Simon Winchester, the Pacific correspondent for the MANCHESTER GUARDIAN WEEKLY and the Asia-Pacific editor of CONDE NAST TRAVELER, has successfully used his extensive experience, journalistic acumen, and far-reaching curiosity to create an enlightening and highly personal examination of this daunting subject. Winchester takes a humanistic approach to his subject, using statistics sparingly and only when necessary to validate an assertion. As a result, he provides a view of the Pacific Rim far richer and more revealing than those based on import/export numbers, cultural stereotypes, or carping on the lack of American competitiveness.
Instead, we are presented a vast mosaic of the history, politics, religions, social conventions, and even national psyches that characterize the fifty-six countries in the grand Pacific mosaic. The book begins with Perry’s arrival in Japan and quickly rollercoasters into topics as diverse as plate tectonics, geopolitics, militarism, commerce, and migration before the ride is over.
Especially valuable in understanding the enigmatic power of the Pacific are Winchester’s discussions of the influence of Confucianism, the history of the yen, the connective role of Chinese migration, and the transformation brought about by rapidly evolving communication systems and advances in transportation.
Equally enlightening is the book’s determination to look beyond the well-known superstars such as Japan, South Korea, and Taiwan and include lesser-known but nonetheless important players such as Australia, Indonesia, the Hawaiian Islands, and the coastal countries of South America.

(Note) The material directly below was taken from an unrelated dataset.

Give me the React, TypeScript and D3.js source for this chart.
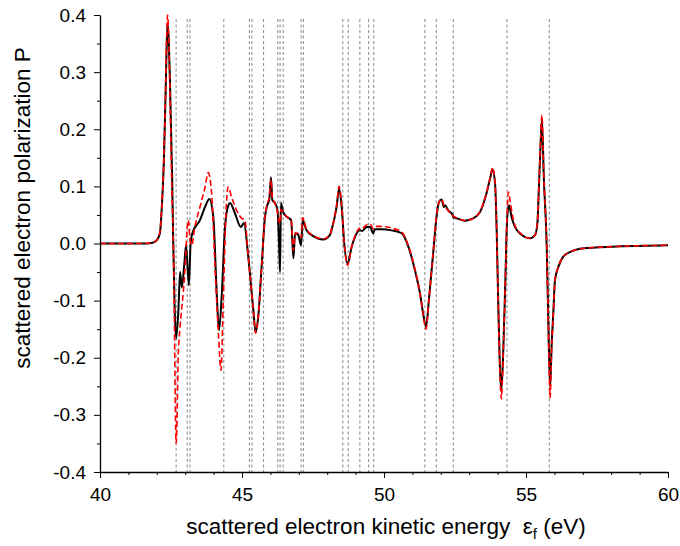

In the end, Winchester neatly ties this sprawling and ambitious package up with two cities that perfectly represent the dichotomies of the Pacific Rim: Los Angeles and Tokyo. Deftly he illustrate the extremes at the opposite ends of this east-west axis: Los Angeles, a sprawling megalopolis sinking under the weight of the present, and Tokyo, a dynamo fueled by its obsession with the future.